Peter and Millie were swimming in the lake, and Retta was showering. Millie was naked, and kept playing with his boner and trying to distract him, but Retta could see that he was sneaking glances at her.
Wow, thought Retta. He really likes me. She let the shampoo soak into her hair, and spent a long time slowly washing her pussy and ass, and her breasts. They didn't need all that cleaning, but Peter certainly liked it. His penis was rock-hard and twitching. She washed Trudy, too. Peter also liked that.
Millie's gonna fuck Peter, thought Retta. First chance she gets. I can't complain - I am showering off other men's come, after all. I don't mind if Peter has some fun with my friends.
But then she started to worry. She was really gullible, and no matter how she tried, she always seemed to get tricked into fucking random men. How was she going to have a boyfriend, especially one like him? He was a lot older than her - he was like a real adult. He was in great shape, but his hairline was a bit high, and there was a little grey on his temples and in his chest hair. He wasn't going to have time for a twitty girl who got buttfucked by kids she barely knew.
As Retta scrubbed the last of Frank's semen out of her hair, she thought: Peter is the sweetest man I ever met - the only one who didn't just want to fuck me and run off. I need to keep him. I need to get more smart.
She borrowed a little dress from Trudy and ran off down the sidewalk. It was pretty short, but she was in too much of a hurry to complain. Retta was on her way to college.
*
Trudy sighed. "So nobody's going to tell her that's actually a shirt?"
*
The college was in a big wooden building with a front porch that extended across the front. The sign read:
GENERAL COLLEGE.
Dry classes and sundry.
All sorts of useful knowledge imparted.
Saloon and hot bath for extra charge.
Dr. Wm. G. Buttzfuchte, proprietor.
A pair of old men were sitting in rocking chairs on the porch, drinking from a jug marked with an "X". Retta figured they were probably professors, so she smoothed back her hair to look more respectable. When she climbed up on the porch, one of them said, "Excuse me, miss, but you dropped something."
"Really?"
"It's just over there to your right."
She bent over and looked. "That's so strange," she said. "I wasn't even carrying anything." When she straightened up, she saw the two men grinning. Oh, right, she thought. This dress is way too short and I'm not wearing panties. I am so stupid. But that's what I'm here to fix, right?

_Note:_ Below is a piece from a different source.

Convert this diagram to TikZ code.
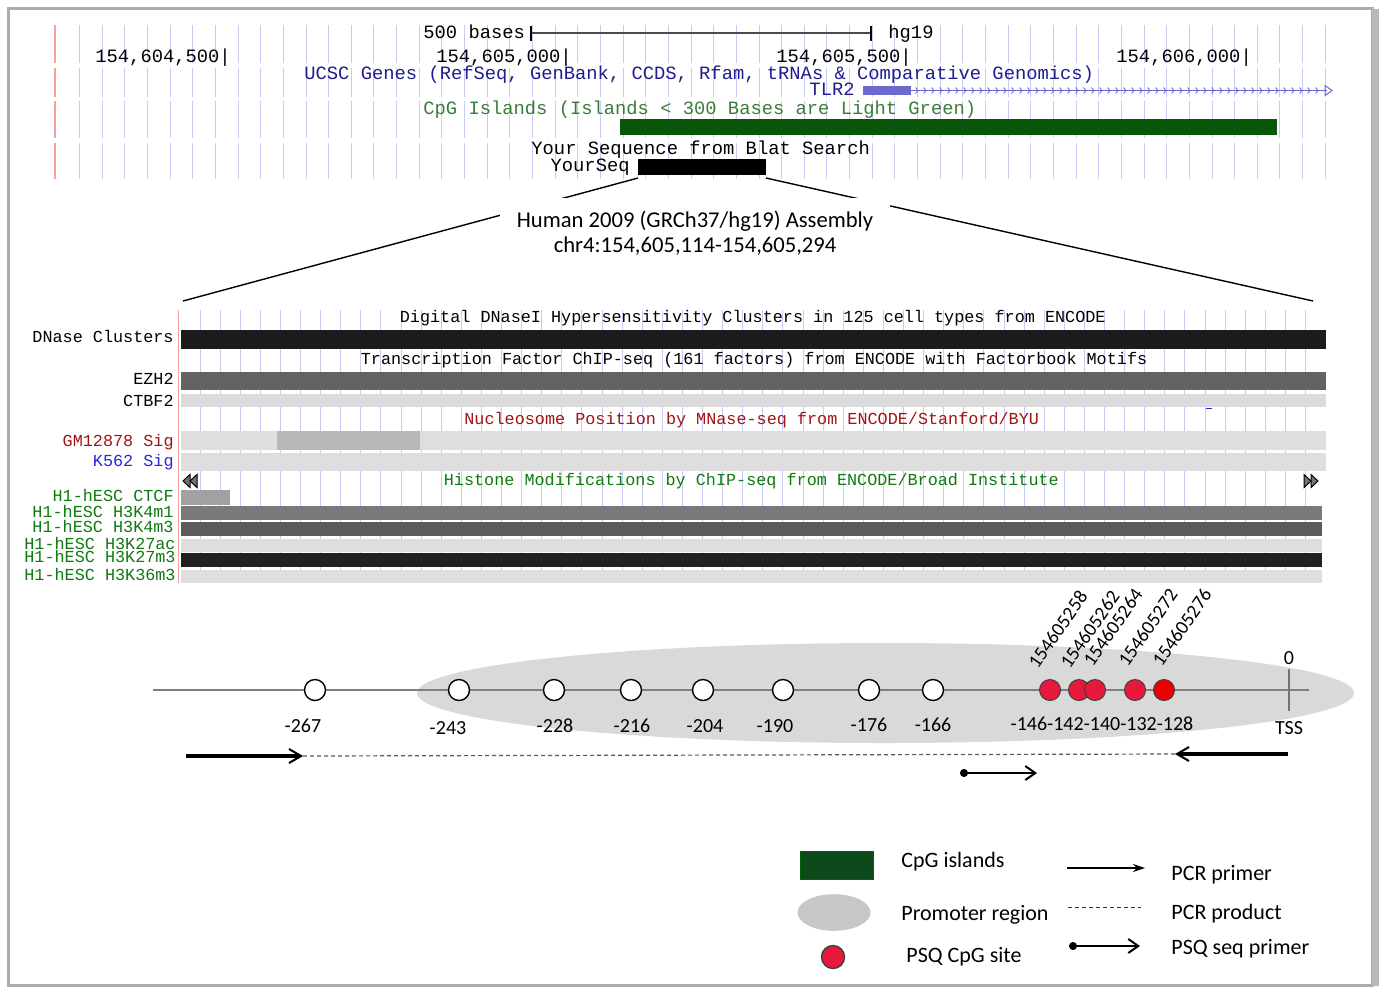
\documentclass[tikz,border=0pt]{standalone}
\usepackage{fontspec}
\setmainfont{Carlito}
\newfontfamily\ucsc{Liberation Mono}
\usetikzlibrary{arrows.meta}
\definecolor{gridblue}{HTML}{CACAF4}
\definecolor{gridred}{HTML}{F4A0A0}
\definecolor{navy}{HTML}{1E1E8C}
\definecolor{cpgtext}{HTML}{3A7D3A}
\definecolor{cpggreen}{HTML}{0B550B}
\definecolor{tlr}{HTML}{6B6BCF}
\definecolor{darkred}{HTML}{A01414}
\definecolor{kblue}{HTML}{2828D8}
\definecolor{hgreen}{HTML}{107A10}
\definecolor{promo}{HTML}{D9D9D9}
\definecolor{psqred}{HTML}{E8173C}
\definecolor{legendgreen}{HTML}{0C4A1C}
\tikzset{
  toptxt/.style={font=\ucsc\fontsize{9.4}{10}\selectfont, inner sep=0, text height=6.5pt, text depth=1.5pt},
  midtxt/.style={font=\ucsc\fontsize{8.4}{9}\selectfont, inner sep=0, text height=6pt, text depth=1.5pt},
  numtxt/.style={font=\fontsize{10}{12}\selectfont, inner sep=0, text height=7pt, text depth=0pt},
  rottxt/.style={font=\fontsize{9.7}{11}\selectfont, inner sep=0, rotate=55, anchor=south west},
  titletxt/.style={font=\fontsize{11.3}{13}\selectfont, inner sep=0},
  legtxt/.style={font=\fontsize{11}{13}\selectfont, inner sep=0, anchor=west, text height=7.5pt, text depth=2pt},
  gline/.style={gridblue, line width=0.5pt},
  rline/.style={gridred, line width=0.6pt},
  site/.style={draw=black, line width=0.7pt, fill=white},
  psq/.style={draw=black!75, line width=0.5pt, fill=psqred},
  zoomline/.style={black, line width=0.7pt},
  primer/.style={line width=1.8pt, -{Straight Barb[length=6pt,width=7pt,line width=1pt]}},
  product/.style={gray!70!black, line width=0.6pt, dash pattern=on 2pt off 1.5pt},
  seqprimer/.style={line width=0.7pt, {Circle[length=4pt]}-{Straight Barb[length=5pt,width=7pt,line width=1pt]}},
}
\begin{document}
\begin{tikzpicture}[x=0.5pt,y=-0.5pt]
\useasboundingbox (0,0) rectangle (1379,986);
\fill[white] (0,0) rectangle (1379,986);
% frame
\draw[gray!65, line width=1.5pt] (8,8) rectangle (1372,985);
\fill[gray!55] (1372,9) rectangle (1379,986);

% ---------- top browser ----------
\foreach \k in {0,...,55}{
  \pgfmathsetmacro\xx{79.5+22.65*\k}
  \foreach \a/\b in {25/63,68/97,101/138,143/179}
    \draw[gline] (\xx,\a) -- (\xx,\b);
}
\foreach \a/\b in {25/63,68/97,101/138,143/179}
  \draw[rline] (55,\a) -- (55,\b);

\node[toptxt, anchor=west] (bases) at (423,33) {500 bases};
\coordinate (sbL) at (531,33);
\coordinate (sbR) at (871,33);
\draw[black!70, line width=0.6pt] (sbL) -- (sbR);
\draw[black, line width=0.8pt] (531,26) -- (531,41);
\draw[black, line width=0.8pt] (871,26) -- (871,41);
\node[toptxt, anchor=west] (hg) at (888,33) {hg19};

\node[toptxt, anchor=west] (p1) at (95,57) {154,604,500|};
\node[toptxt, anchor=west] (p2) at (436,57) {154,605,000|};
\node[toptxt, anchor=west] (p3) at (776,57) {154,605,500|};
\node[toptxt, anchor=west] (p4) at (1116,57) {154,606,000|};

\node[toptxt, anchor=west, text=navy] (ucsc) at (304,74) {UCSC Genes (RefSeq, GenBank, CCDS, Rfam, tRNAs \& Comparative Genomics)};
\node[toptxt, anchor=east, text=navy] (tlrlab) at (855,90) {TLR2};
\fill[tlr] (863,86) rectangle (911,95);
\draw[tlr, line width=0.5pt] (911,90.5) -- (1327,90.5);
\foreach \x in {918,926,...,1318} \draw[tlr, line width=0.4pt] (\x-2.5,87.5) -- (\x,90.5) -- (\x-2.5,93.5);
\draw[tlr, line width=0.5pt] (1325,85.5) -- (1332,90.5) -- (1325,95.5) -- cycle;

\node[toptxt, anchor=west, text=cpgtext] (cpglab) at (423,109) {CpG Islands (Islands < 300 Bases are Light Green)};
\fill[cpggreen] (620,119) rectangle (1277,135);

\node[toptxt, anchor=west] (blat) at (531,149) {Your Sequence from Blat Search};
\node[toptxt, anchor=east] (yslab) at (630,166) {YourSeq};
\fill[black] (638,159) rectangle (766,175);

% ---------- zoom lines and title ----------
\coordinate (ysL) at (638,178);
\coordinate (ysR) at (766,178);
\coordinate (midL) at (183,301);
\coordinate (midR) at (1313,301);
\draw[zoomline] (ysL) -- (midL);
\draw[zoomline] (ysR) -- (midR);
\fill[white] (500,198) rectangle (890,266);
\node[titletxt] (t1) at (695,221) {Human 2009 (GRCh37/hg19) Assembly};
\node[titletxt] (t2) at (695,246) {chr4:154,605,114-154,605,294};

% ---------- middle tracks ----------
\foreach \k in {0,...,55}{
  \pgfmathsetmacro\xx{200+20.1*\k}
  \draw[gline] (\xx,310) -- (\xx,583);
}
\draw[rline] (178.5,310) -- (178.5,583);

\node[midtxt, anchor=west] (dtitle) at (399.5,318) {Digital DNaseI Hypersensitivity Clusters in 125 cell types from ENCODE};
\node[midtxt, anchor=east] (ldn) at (174,338) {DNase Clusters};
\fill[black!89] (181,329.5) rectangle (1326,348.5);

\node[midtxt, anchor=west] (ttitle) at (360.5,360) {Transcription Factor ChIP-seq (161 factors) from ENCODE with Factorbook Motifs};
\node[midtxt, anchor=east] (lez) at (174,380) {EZH2};
\fill[black!61] (181,372) rectangle (1326,390);
\node[midtxt, anchor=east] (lct) at (174,401.5) {CTBF2};
\fill[black!14] (181,393.5) rectangle (1326,406.5);

\node[midtxt, anchor=west, text=darkred] (ntitle) at (464,420) {Nucleosome Position by MNase-seq from ENCODE/Stanford/BYU};
\draw[kblue, line width=0.8pt] (1206,408.5) -- (1212,408.5);
\node[midtxt, anchor=east, text=darkred] (lgm) at (174,441.5) {GM12878 Sig};
\fill[black!13] (181,431) rectangle (1326,449.5);
\fill[black!28] (277,431) rectangle (420,449.5);
\node[midtxt, anchor=east, text=kblue] (lk5) at (174,461.5) {K562 Sig};
\fill[black!13] (181,452.5) rectangle (1326,471);

\node[midtxt, anchor=west, text=hgreen] (htitle) at (443.5,480.5) {Histone Modifications by ChIP-seq from ENCODE/Broad Institute};
\draw[black, line width=0.5pt, fill=black!55] (190,474.5) -- (183,481) -- (190,487.5) -- cycle;
\draw[black, line width=0.5pt, fill=black!55] (197,474.5) -- (190,481) -- (197,487.5) -- cycle;
\draw[black, line width=0.5pt, fill=black!55] (1304,474.5) -- (1311,481) -- (1304,487.5) -- cycle;
\draw[black, line width=0.5pt, fill=black!55] (1311,474.5) -- (1318,481) -- (1311,487.5) -- cycle;

\node[midtxt, anchor=east, text=hgreen] (l1) at (174,496.5) {H1-hESC CTCF};
\fill[black!37] (181,489.5) rectangle (230,504.5);
\node[midtxt, anchor=east, text=hgreen] (l2) at (174,512.5) {H1-hESC H3K4m1};
\fill[black!52] (181,506) rectangle (1322,520);
\node[midtxt, anchor=east, text=hgreen] (l3) at (174,527.5) {H1-hESC H3K4m3};
\fill[black!64] (181,521.5) rectangle (1322,536);
\node[midtxt, anchor=east, text=hgreen] (l4) at (176,545) {H1-hESC H3K27ac};
\fill[black!13] (181,538.5) rectangle (1322,551.5);
\node[midtxt, anchor=east, text=hgreen] (l5) at (176,558) {H1-hESC H3K27m3};
\fill[black!87] (181,553) rectangle (1322,567);
\node[midtxt, anchor=east, text=hgreen] (l6) at (176,576) {H1-hESC H3K36m3};
\fill[black!13] (181,570) rectangle (1322,583);

% ---------- bottom schematic ----------
\fill[promo] (885.5,693) ellipse [x radius=468.5, y radius=50];
\coordinate (axL) at (153,690);
\coordinate (axR) at (1309,690);
\draw[black!50, line width=1pt] (axL) -- (axR);
\coordinate (tssT) at (1289,669);
\coordinate (tssB) at (1289,711);
\draw[black!55, line width=1pt] (tssT) -- (tssB);
\node[numtxt] (zero) at (1289,657) {0};
\node[numtxt] (tss) at (1289,727) {TSS};

\foreach \cx/\lx/\ly/\lab in {315/303/725/-267, 459/448/727/-243, 554/555/725/-228, 631/632/725/-216, 703/705/725/-204, 783/775/725/-190, 869/869/724/-176, 933/933/724/-166}{
  \draw[site] (\cx,690) circle[radius=10.5];
  \node[numtxt] at (\lx,\ly) {\lab};
}
\foreach \cx in {1050,1079,1095,1135}{
  \draw[psq] (\cx,690) circle[radius=10.5];
}
\draw[draw=black!75, line width=0.5pt, fill=red!92!black] (1164,690) circle[radius=10.5];
\node[numtxt] (redlabs) at (1102,723) {-146-142-140-132-128};

\node[rottxt] (g1) at (1038,670) {154605258};
\node[rottxt] (g2) at (1070,670) {154605262};
\node[rottxt] (g3) at (1093,668) {154605264};
\node[rottxt] (g4) at (1128,668) {154605272};
\node[rottxt] (g5) at (1162,668) {154605276};

\coordinate (fwA) at (186,756);
\coordinate (fwB) at (303,756);
\coordinate (rvA) at (1288,754);
\coordinate (rvB) at (1175,754);
\draw[product] (fwB) -- (rvB);
\draw[primer] (fwA) -- (fwB);
\draw[primer] (rvA) -- (rvB);
\coordinate (sqA) at (960,773);
\coordinate (sqB) at (1037,773);
\draw[seqprimer] (sqA) -- (sqB);

% ---------- legend ----------
\draw[fill=legendgreen, draw=green!40!black, line width=0.5pt] (800,851) rectangle (873,879);
\node[legtxt] (lg1) at (901,861.5) {CpG islands};
\fill[black!22] (834,912.5) ellipse [x radius=36.5, y radius=18.3];
\node[legtxt] (lg2) at (901,915) {Promoter region};
\draw[psq, line width=0.7pt] (833,957) circle[radius=11.5];
\node[legtxt] (lg3) at (906,957) {PSQ CpG site};

\coordinate (lpA) at (1067,868);
\coordinate (lpB) at (1145,868);
\draw[line width=0.6pt, -{Stealth[length=6pt,width=4pt]}] (lpA) -- (lpB);
\node[legtxt] (lg4) at (1171,875) {PCR primer};
\coordinate (ldA) at (1068,907.5);
\coordinate (ldB) at (1141,907.5);
\draw[product, black!80] (ldA) -- (ldB);
\node[legtxt] (lg5) at (1171,914) {PCR product};
\coordinate (lsA) at (1069,946);
\coordinate (lsB) at (1140,946);
\draw[seqprimer] (lsA) -- (lsB);
\node[legtxt] (lg6) at (1171,949) {PSQ seq primer};
\end{tikzpicture}
\end{document}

She went in. Behind the front desk was a tall young man with dark hair. He greeted her with a "May I help you?" His eyes drifted downward, checking her out, like everyone did.
"My name is Henrietta Bergson. I need to get more smart."
"What do you mean?"
"I'm not smart. I'm gullible, and men are always using me. You can fix that, can't you?"
The man behind the counter had been staring at her breasts the entire time. "Oh, sure," he said. "We have a wide range of course offerings." He slapped a pamphlet on the counter.
"Great," said Retta. "You also teach classes, right?"
"I just said - you know what, you just bend over a little bit more and look at this pamphlet."
Retta sighed. For a smart person in a college, he was not doing a good job of hiding the fact that he was looking down her dress.
"Let me tell you about our calendar," said the man. He pointed to the pamphlet. "You can see here, we teach chemistry."
"I should study that. Peter and I have lots of chemistry."
"Then there's biology, and all the branches of physics: mechanics, thermodynamics, quantum physics, microphysics, nanophysics, biophysics, metaphysics, physic, and phys. ed."
"I've done mechanics," said Retta. "I like them. It takes them forever to come and there are always extra parts involved. But I think I want to learn some science. Do you teach science?"
The man sighed. "You might be better suited to the liberal arts. Or if you prefer, the conservative arts."
"What's the difference?"
"Liberal arts is mostly French and taking offense. Conservative arts is shooting guns and rimming out rich white men."
"I'm good at shooting," said Retta. "I was at the fair once and I went to the sharpshooting booth and on my first try I hit the secret lower-left corner target. Instead of a stuffed animal my prize was a threesome with the carnie and his friend - ohhhhh." She groaned and slumped on the counter. "I am so, so stupid." One strap of her dress came off her shoulder, and her nipple peeked out.
The man at the counter licked his lips. "If you don't like either of those," he said, "there's independent studies."
"What's that?"
"Two hours a day of masturbation."
"I pretty much already do that."
"And I," said the man, "will be doing some homework as soon as you leave." Retta pulled her dress strap back up. He went on, "We also offer courses in the social sciences: cunnilinguistics, sociopathy, misanthropology, history, hertory, and itstory."
"What's the difference between those last ones?"
He rolled his eyes. "It depends on whose tory it is. Obviously. And we teach math and maths. Maths is the British version."